Intimacy on Display: Nan Goldin “You Never Did Anything Wrong”

Arts & CultureOctober 14, 2024
Intimacy on Display: Nan Goldin “You Never Did Anything Wrong”

You can live a whole life looking for the right place to draw the line or you can open your eyes to see it dissolve as Nan Goldin does. In You Never Did Anything Wrong, her latest show at Gagosian, Goldin smashes centuries of art and modern life together in a way that makes you rethink what belongs in a museum and what gets hidden away in your camera roll. Raw, personal, and perfectly Goldin. 

Goldin is the chronicler of intimacy. She’s the one who turned her camera inward long before Instagram made it trendy to do so. Her work cuts through the performative and captures the unvarnished. “You Never Did Anything Wrong” gives us a first-time glimpse into a new Goldin—one still familiar but also breaking her own rules, fusing photography and film in ways that haven’t been done before. Stepping deep into abstract territories, she blends Renaissance and Baroque masterpieces with intimate portraits of friends and lovers as if they belong in the same breath. And maybe they do.

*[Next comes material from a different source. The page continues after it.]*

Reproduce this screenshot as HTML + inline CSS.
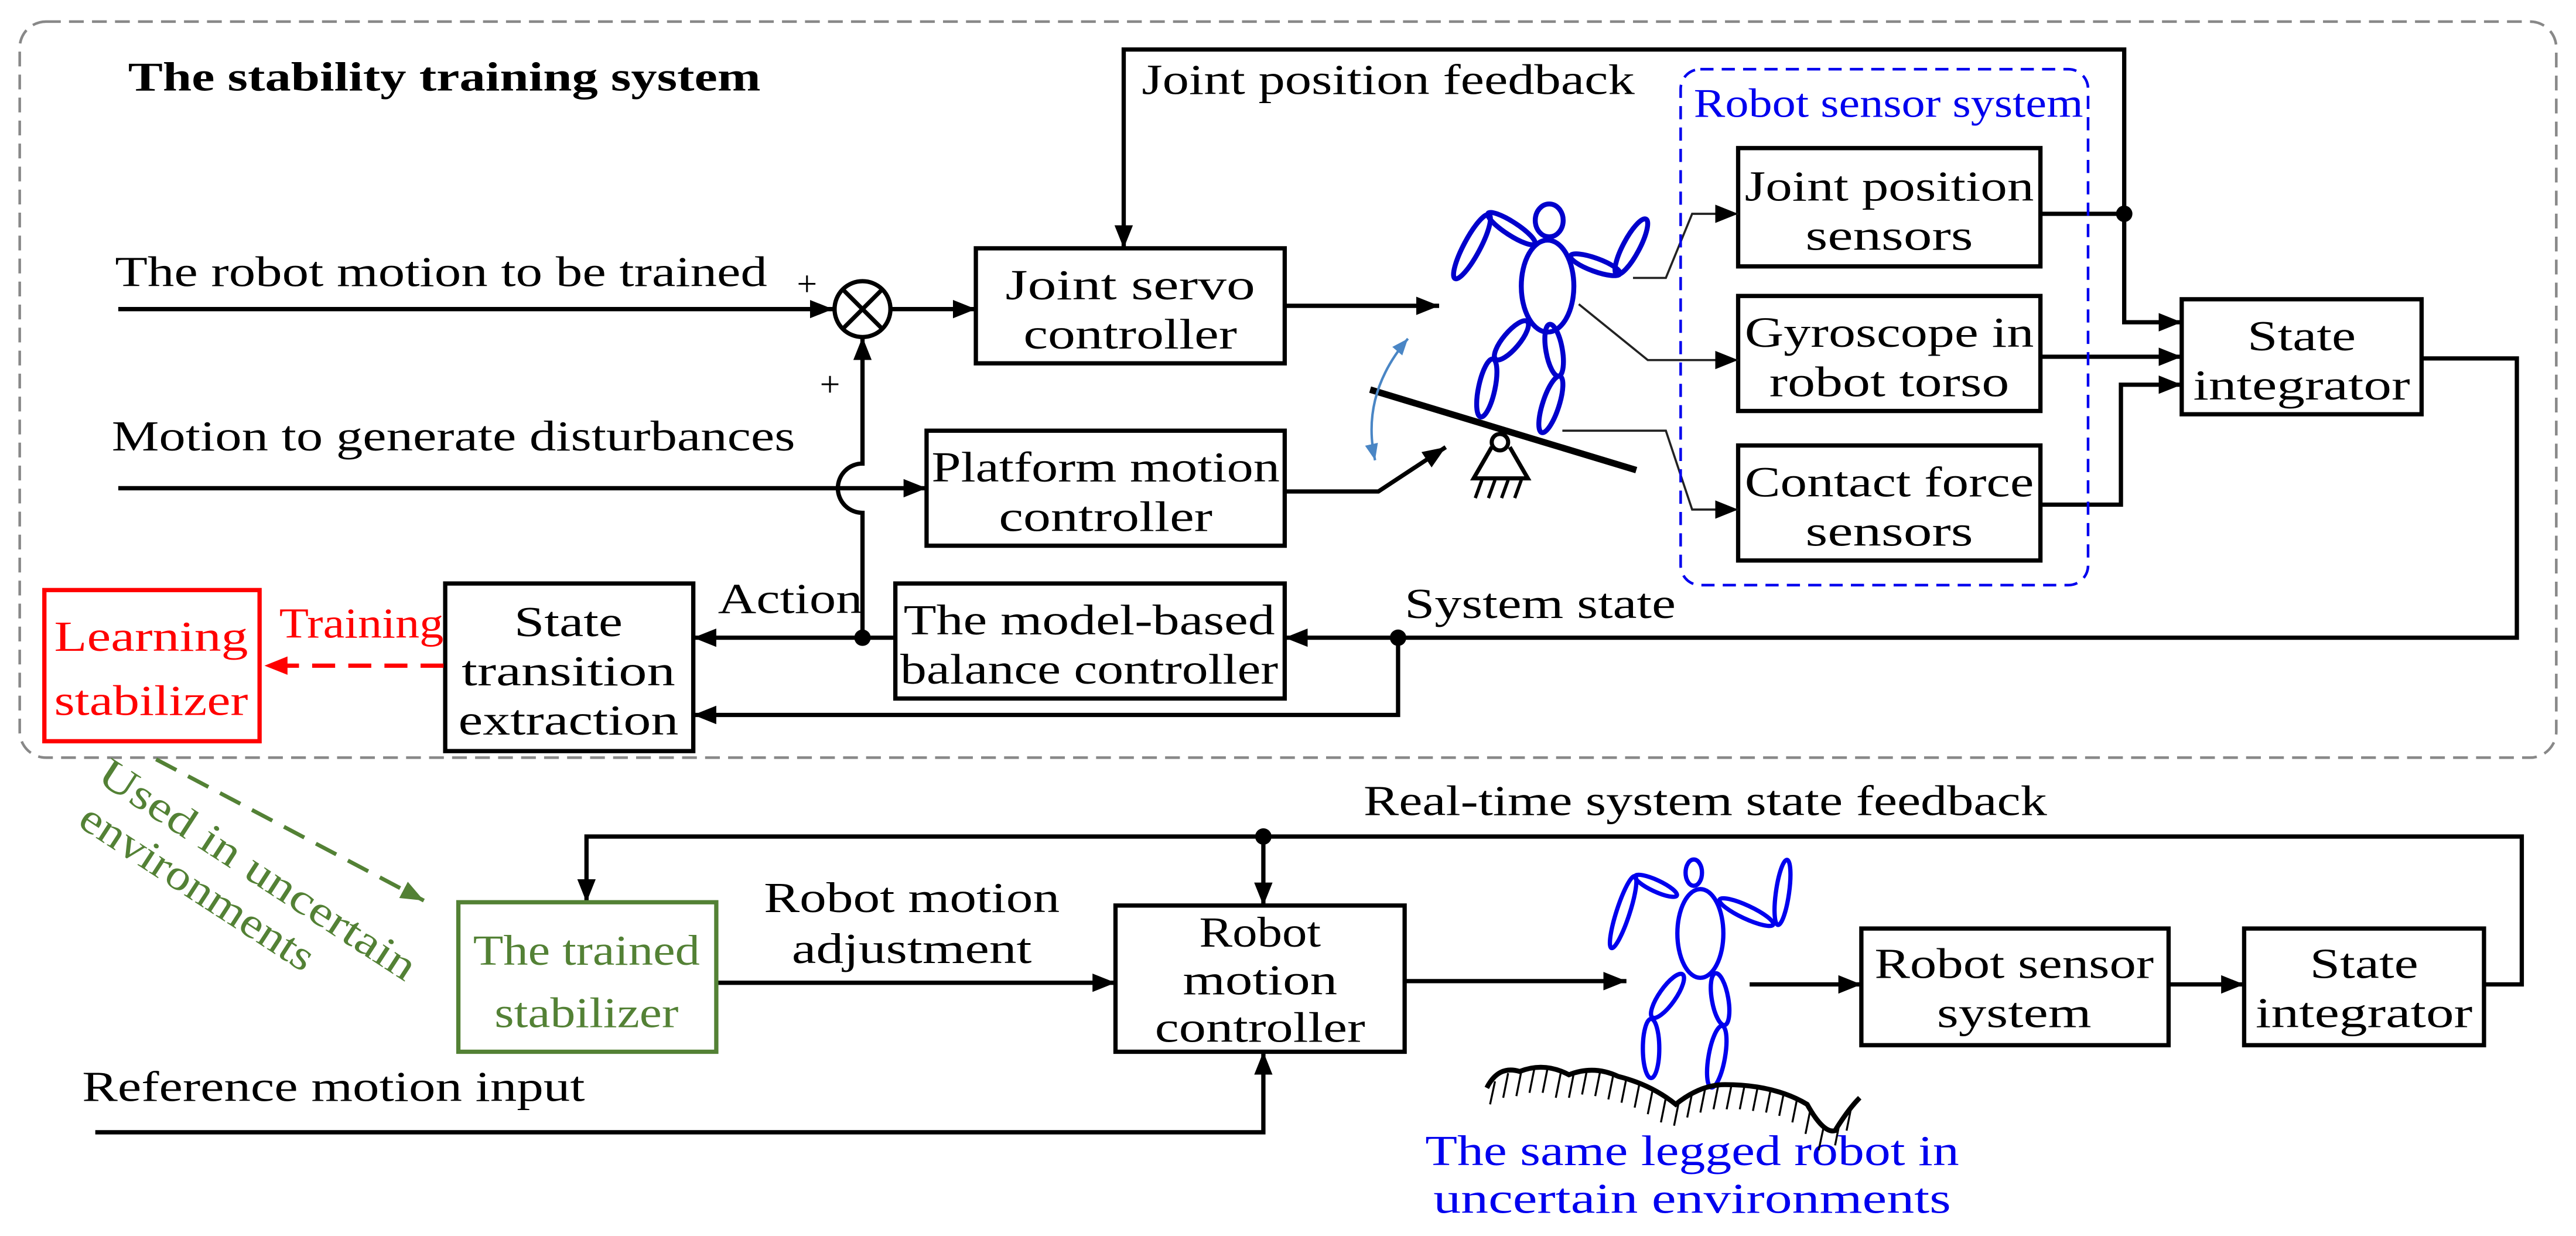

The exhibition is a standout, it evokes a third eye that constantly invites you to curate your life. Looking at the pieces you can find a brief manifesto of how art is a medium that interacts and connects with the modern world. The centerpiece “Stendhal Syndrome” (2024) stands out as a striking contrast of classical art and personal moments. Goldin dares us to think about contrastwhile merging Renaissance art with modern pictures of her inner circle, collapsing centuries in a way that makes the “high art” versus “everyday life” divide seem ridiculous. The visual parallels are unsettling and deliberate, making you question what we choose to immortalize and why.

Conceptually, the exhibition weaves a heavy knit of deeply humane themes. Goldin’s use of grids, creates a visual conversation between Renaissance masterpieces and her own deeply intimate snapshots. What otherwise might feel unrelated, connects through her curation in a meaningful way. In “Orpheus Dying” (2024), for example, a 19th-century painting mirrors a 1977 photo of her lover Tony, both figures caught in the same haunting pose, making the viewer confront the timelessness of grief and beauty.

In her fifty-year career, Nan Goldin has always been a step ahead, a provocateur. This exhibition proves she’s still evolving, still pushing, still fearless. If you thought you knew Nan Goldin, this show will make you question everything you thought you understood. And honestly? That’s the whole point.